Effects of deviator strain histories on liquefaction of loose sand using DEM

A series of undrained tests on loose sand with different pre-shearing histories are conducted in three-dimensional discrete element method (DEM) simulations. The pre-shearing histories are simulated under drained conditions with different pre-shearing strain levels ranging from 0% to 1.57%. Two different pre-shearing history types (pre-shearing cycle and pure pre-shearing) are investigated and compared. The quasi-steady state, or temporary liquefaction, is found in all undrained tests. Both macroscopic and microscopic behaviours show that pre-shearing histories can stabilize the undrained behaviour and even re-establish a solid-like behaviour. The triggering of temporary liquefaction is well captured by the redundancy index and the macroscopic behaviours can be well correlated with the evolution of the redundancy index.

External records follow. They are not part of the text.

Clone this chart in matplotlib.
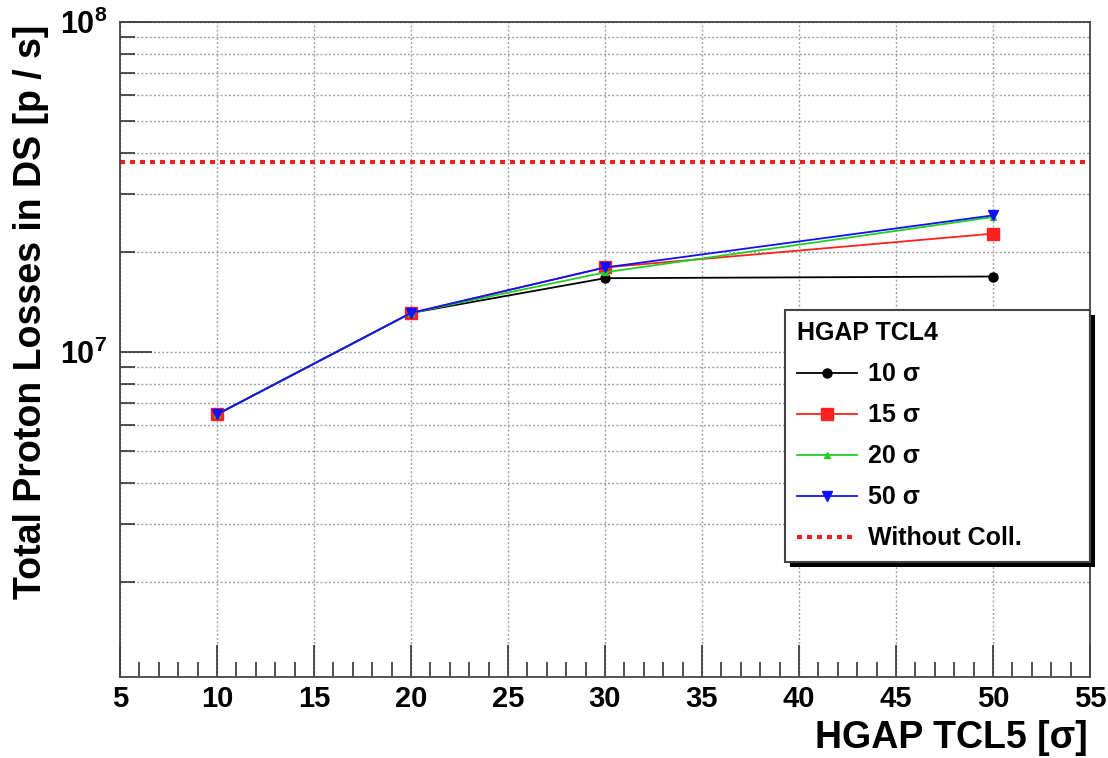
import matplotlib
matplotlib.use("Agg")
import matplotlib.pyplot as plt
from matplotlib.patches import Rectangle
from matplotlib.ticker import FixedLocator, NullFormatter, FixedFormatter

plt.rcParams['font.family'] = ['Liberation Sans', 'DejaVu Sans']
plt.rcParams['font.weight'] = 'bold'
plt.rcParams['mathtext.fontset'] = 'custom'
plt.rcParams['mathtext.rm'] = 'Liberation Sans'
plt.rcParams['mathtext.bf'] = 'Liberation Sans:bold'

# data
tcl5_gap = [10, 20, 30, 50]
losses_10 = [6.45e6, 1.31e7, 1.67e7, 1.69e7]
losses_15 = [6.45e6, 1.31e7, 1.80e7, 2.28e7]
losses_20 = [6.45e6, 1.31e7, 1.74e7, 2.56e7]
losses_50 = [6.45e6, 1.31e7, 1.80e7, 2.59e7]
without_coll = 3.75e7

series_labels = ["10 σ", "15 σ", "20 σ", "50 σ"]

fig = plt.figure(figsize=(11.08, 7.58), dpi=100)
ax = fig.add_axes([120/1108, 81/758, 970/1108, 655/758])

ax.set_yscale("log")
ax.set_xlim(5, 55)
ax.set_ylim(1.03e6, 1e8)

# ticks and grid
ax.set_axisbelow(True)
ax.xaxis.set_major_locator(FixedLocator(range(5, 56, 5)))
ax.xaxis.set_minor_locator(FixedLocator(range(5, 56, 1)))
ax.yaxis.set_major_locator(FixedLocator([1e7, 1e8]))
minors = [m * 10**e for e in (6, 7) for m in range(2, 10)]
ax.yaxis.set_minor_locator(FixedLocator(minors))
ax.yaxis.set_major_formatter(FixedFormatter([r"$\mathbf{10^{7}}$", r"$\mathbf{10^{8}}$"]))
ax.yaxis.set_minor_formatter(NullFormatter())

grid_kw = dict(color="#a0a0a0", linewidth=1.0, linestyle=(0, (1.5, 1.5)))
ax.grid(True, which="major", axis="x", **grid_kw)
ax.grid(True, which="both", axis="y", **grid_kw)

ax.tick_params(which="both", direction="in", top=False, right=False, color="#333333", width=1.2)
ax.tick_params(which="major", length=23)
ax.tick_params(which="minor", length=11)
ax.tick_params(axis="x", which="major", labelsize=21, pad=6)
ax.tick_params(axis="y", which="major", labelsize=22, pad=9)
for lab in ax.get_xticklabels():
    lab.set_fontweight("bold")

for sp in ax.spines.values():
    sp.set_color("#444444")
    sp.set_linewidth(1.3)

# series
ax.plot(tcl5_gap, losses_10, color="black", lw=1.3, marker="o", ms=6.5, label=series_labels[0])
ax.plot(tcl5_gap, losses_15, color="#ff2020", lw=1.3, marker="s", ms=8, label=series_labels[1])
ax.plot(tcl5_gap, losses_20, color="#20d020", lw=1.3, marker="^", ms=5, label=series_labels[2])
ax.plot(tcl5_gap, losses_50, color="#1010ff", lw=1.3, marker="v", ms=7.5, label=series_labels[3])
ax.axhline(without_coll, color="#e82020", lw=3, linestyle=(0, (1.2, 1.2)), label="Without Coll.")

leg = ax.legend(loc="upper left", bbox_to_anchor=(0.686, 0.179, 0.314, 0.381), mode="expand",
                title="HGAP TCL4", fontsize=18, title_fontsize=18, alignment="left",
                fancybox=False, framealpha=1, edgecolor="#444444", borderpad=0.45,
                labelspacing=0.68, handlelength=2.4, handletextpad=0.45, borderaxespad=0)
leg.get_frame().set_linewidth(1.5)
leg.get_title().set_fontweight("bold")
leg.set_zorder(10)

fig.canvas.draw()
bb = leg.get_window_extent()
(x0, y0), (x1, y1) = ax.transAxes.inverted().transform([[bb.x0, bb.y0], [bb.x1, bb.y1]])
dx, dy = 5/970, 5/655
ax.add_patch(Rectangle((x0 + dx, y0 - dy), x1 - x0, y1 - y0, transform=ax.transAxes,
                       facecolor="black", edgecolor="none", clip_on=False, zorder=9))

fig.text(31/1108, 1 - 25/758, "Total Proton Losses in DS [p / s]", rotation=90,
         ha="center", va="top", fontsize=27, fontweight="bold")
fig.text(1088/1108, 10/758, "HGAP TCL5 [σ]", ha="right", va="baseline",
         fontsize=27, fontweight="bold")

fig.savefig("out.png", dpi=100, facecolor="white")
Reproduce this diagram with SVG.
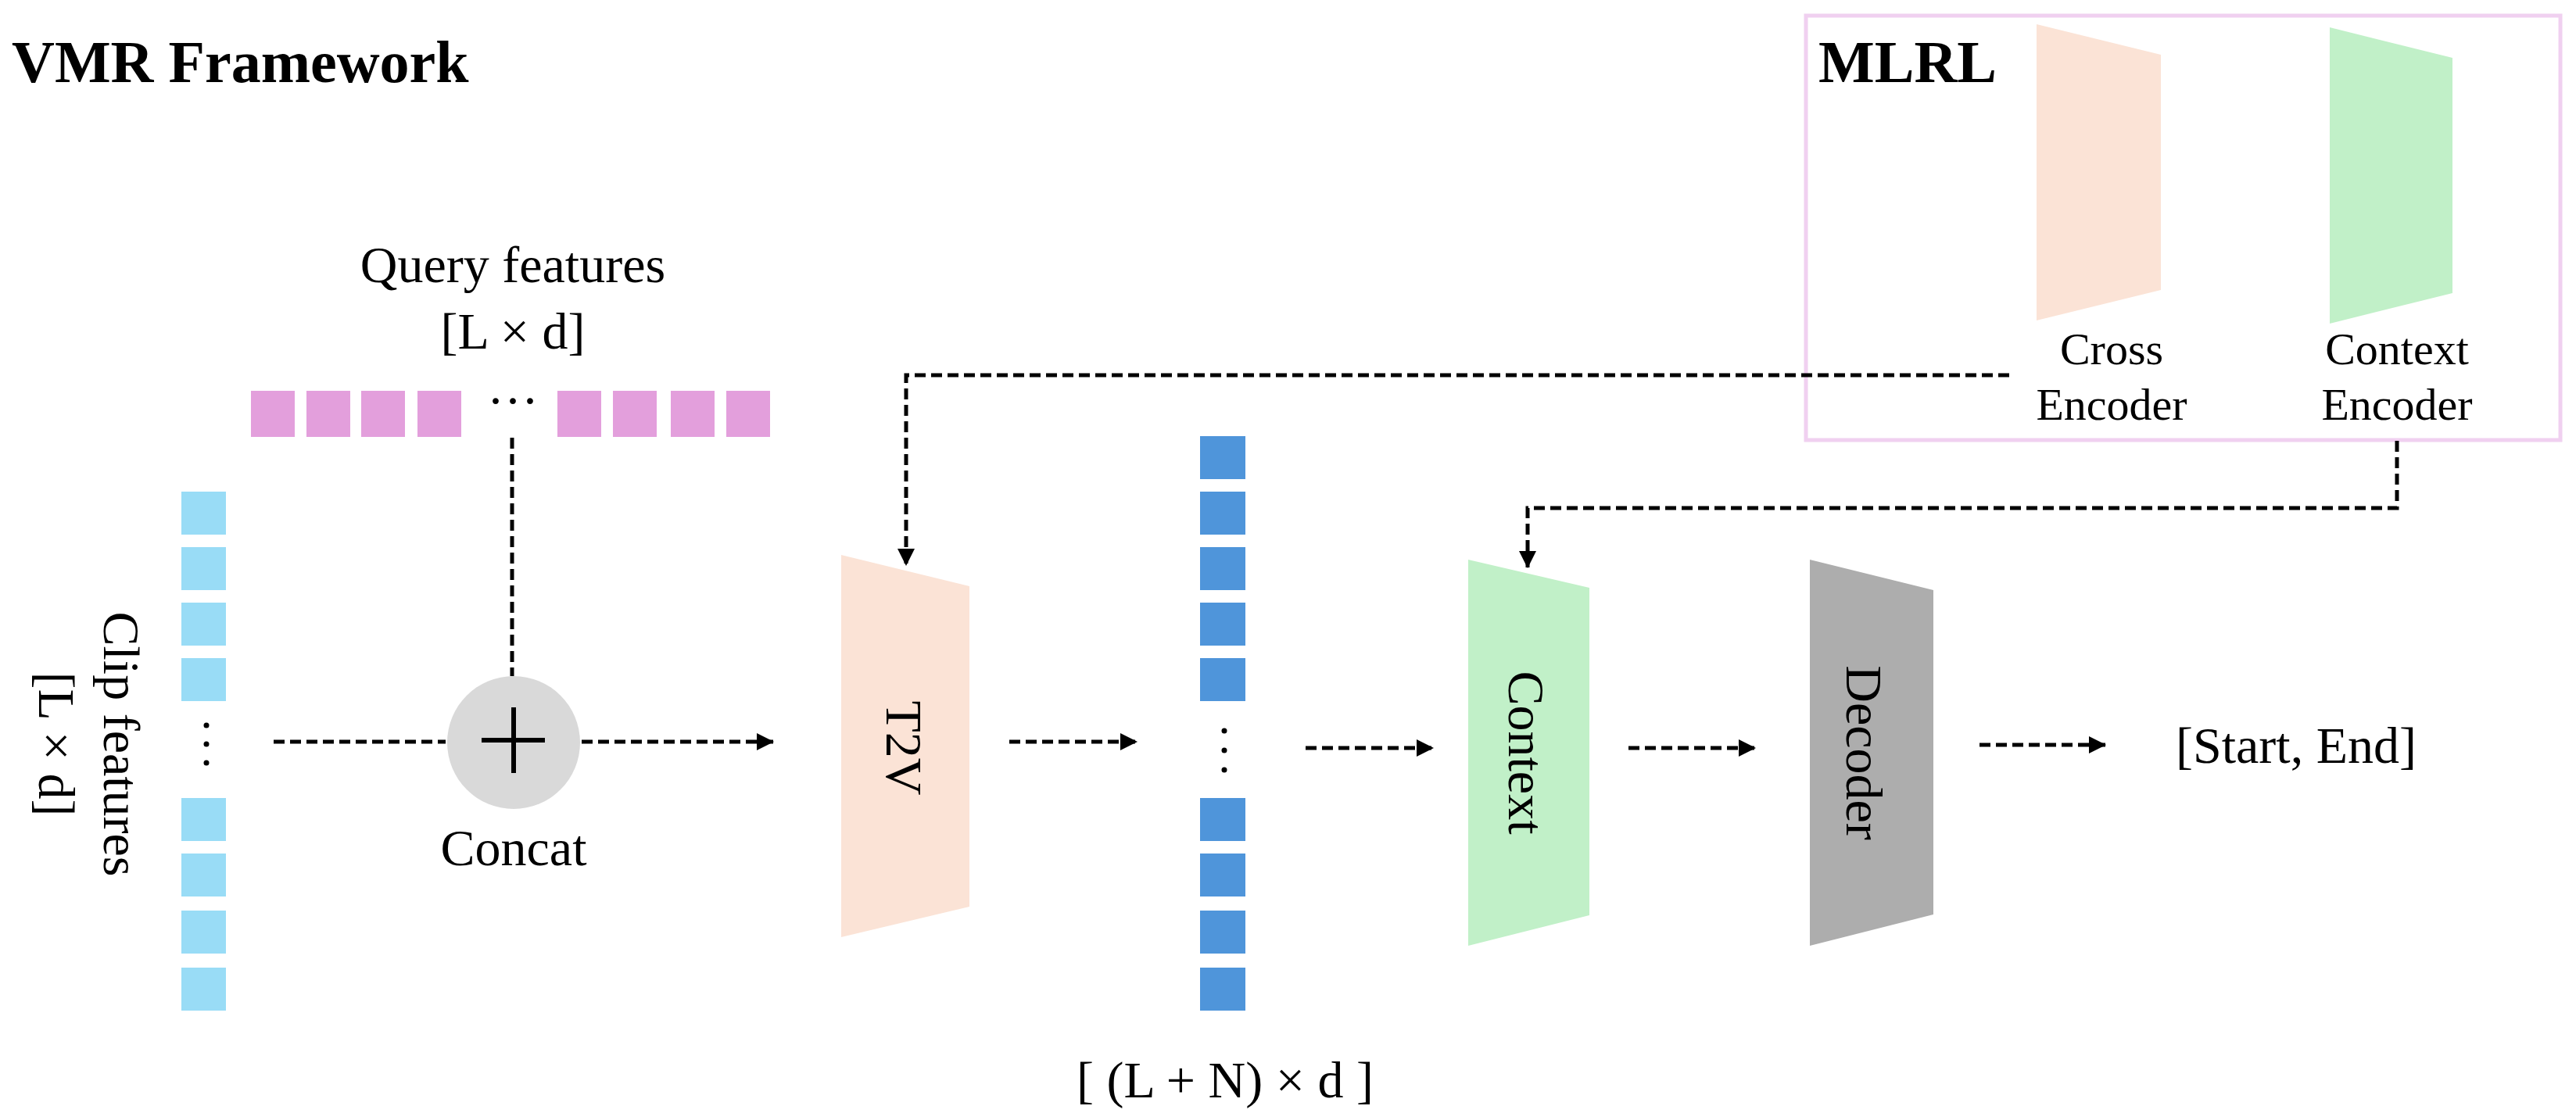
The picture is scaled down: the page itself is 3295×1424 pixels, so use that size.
<svg xmlns="http://www.w3.org/2000/svg" width="3295" height="1424" viewBox="0 0 3295 1424">
<style>
text{font-family:"Liberation Serif","Times New Roman",serif;fill:#000}
.t{font-size:66px}
.b{font-size:76px;font-weight:bold}
.s{font-size:58px}
.q{fill:#e39fdc}
.c{fill:#99dcf6}
.d{fill:#4f95da}
.dash{fill:none;stroke:#000;stroke-width:5;stroke-dasharray:14 7}
</style>
<defs>
<marker id="ah" viewBox="0 0 10 10" refX="10" refY="5" markerWidth="4.5" markerHeight="4.5" orient="auto" markerUnits="strokeWidth">
<path d="M0,0 L10,5 L0,10 z" fill="#000"/>
</marker>
</defs>
<rect width="3295" height="1424" fill="#fff"/>
<text class="b" x="15" y="105">VMR Framework</text>

<g id="mlrl">
<rect x="2310" y="20" width="965" height="543" fill="none" stroke="#f0d0f0" stroke-width="5"/>
<text class="b" x="2326" y="105">MLRL</text>
</g>
<g id="cross-encoder">
<polygon points="2605,31 2764,70 2764,371 2605,410" fill="#fbe3d6"/>
<text class="s" x="2701" y="466" text-anchor="middle">Cross</text>
<text class="s" x="2701" y="537" text-anchor="middle">Encoder</text>
</g>
<g id="context-encoder">
<polygon points="2980,35 3137,74 3137,375 2980,414" fill="#c1f0c8"/>
<text class="s" x="3066" y="466" text-anchor="middle">Context</text>
<text class="s" x="3066" y="537" text-anchor="middle">Encoder</text>
</g>

<g id="query-features">
<text class="t" x="656" y="361" text-anchor="middle">Query features</text>
<text class="t" x="656" y="446" text-anchor="middle">[L × d]</text>
<rect class="q" x="321" y="500" width="56" height="59"/>
<rect class="q" x="392" y="500" width="56" height="59"/>
<rect class="q" x="462" y="500" width="56" height="59"/>
<rect class="q" x="534" y="500" width="56" height="59"/>
<text class="t" x="656" y="535" text-anchor="middle">···</text>
<rect class="q" x="713" y="500" width="56" height="59"/>
<rect class="q" x="784" y="500" width="56" height="59"/>
<rect class="q" x="858" y="500" width="56" height="59"/>
<rect class="q" x="929" y="500" width="56" height="59"/>
</g>

<g id="clip-features">
<rect class="c" x="232" y="629" width="57" height="55"/>
<rect class="c" x="232" y="700" width="57" height="55"/>
<rect class="c" x="232" y="771" width="57" height="55"/>
<rect class="c" x="232" y="842" width="57" height="55"/>
<circle cx="264" cy="928" r="3.5"/><circle cx="264" cy="952" r="3.5"/><circle cx="264" cy="976" r="3.5"/>
<rect class="c" x="232" y="1021" width="57" height="55"/>
<rect class="c" x="232" y="1092" width="57" height="55"/>
<rect class="c" x="232" y="1165" width="57" height="55"/>
<rect class="c" x="232" y="1238" width="57" height="55"/>
<text class="t" transform="translate(133,952) rotate(90)" text-anchor="middle">Clip features</text>
<text class="t" transform="translate(50,952) rotate(90)" text-anchor="middle">[L × d]</text>
</g>

<g id="concat">
<circle cx="657" cy="950" r="85" fill="#d9d9d9"/>
<path d="M616,947 H697 M657,905 V989" stroke="#000" stroke-width="6"/>
<text class="t" x="657" y="1107" text-anchor="middle">Concat</text>
</g>

<g id="t2v">
<polygon points="1076,710 1240,750 1240,1160 1076,1199" fill="#fbe3d6"/>
<text class="t" transform="translate(1134,957) rotate(90)" text-anchor="middle" font-size="72">T2V</text>
</g>

<g id="joint-features">
<rect class="d" x="1535" y="558" width="58" height="55"/>
<rect class="d" x="1535" y="629" width="58" height="55"/>
<rect class="d" x="1535" y="700" width="58" height="55"/>
<rect class="d" x="1535" y="771" width="58" height="55"/>
<rect class="d" x="1535" y="842" width="58" height="55"/>
<circle cx="1566" cy="935" r="3.5"/><circle cx="1566" cy="960" r="3.5"/><circle cx="1566" cy="985" r="3.5"/>
<rect class="d" x="1535" y="1021" width="58" height="55"/>
<rect class="d" x="1535" y="1092" width="58" height="55"/>
<rect class="d" x="1535" y="1165" width="58" height="55"/>
<rect class="d" x="1535" y="1238" width="58" height="55"/>
<text class="t" x="1567" y="1404" text-anchor="middle">[ (L + N) × d ]</text>
</g>

<g id="context">
<polygon points="1878,716 2033,752 2033,1171 1878,1210" fill="#c1f0c8"/>
<text class="t" transform="translate(1930,963) rotate(90)" text-anchor="middle" font-size="76">Context</text>
</g>

<g id="decoder">
<polygon points="2315,716 2473,755 2473,1170 2315,1210" fill="#adadad"/>
<text class="t" transform="translate(2362,963) rotate(90)" text-anchor="middle" font-size="76">Decoder</text>
</g>

<g id="output">
<text class="t" x="2783" y="976">[Start, End]</text>
</g>

<g id="connectors">
<path class="dash" d="M655,560 V865"/>
<path class="dash" d="M350,949 H570"/>
<path class="dash" d="M744,949 H990" marker-end="url(#ah)"/>
<path class="dash" d="M1291,949 H1455" marker-end="url(#ah)"/>
<path class="dash" d="M1670,957 H1834" marker-end="url(#ah)"/>
<path class="dash" d="M2083,957 H2246" marker-end="url(#ah)"/>
<path class="dash" d="M2532,953 H2694" marker-end="url(#ah)"/>
<path class="dash" d="M2570,480 H1159 V724" marker-end="url(#ah)"/>
<path class="dash" d="M3066,564 V650 H1954 V727" marker-end="url(#ah)"/>
</g>
</svg>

There exists a limiting undrained stress path on the stress plane that all the samples with pre-shearing cycles cannot go beyond, indicating that the samples have a ‘memory’. The shear-induced anisotropy in the samples with a pure pre-shearing history leads to higher initial peak values of deviator stress than those for the corresponding samples with pre-shearing cycles under undrained simulations. The ultimate stress ratio of deviator stress against effective mean stress after temporary liquefaction is found to be unique and independent of the types and levels of pre-shearing histories.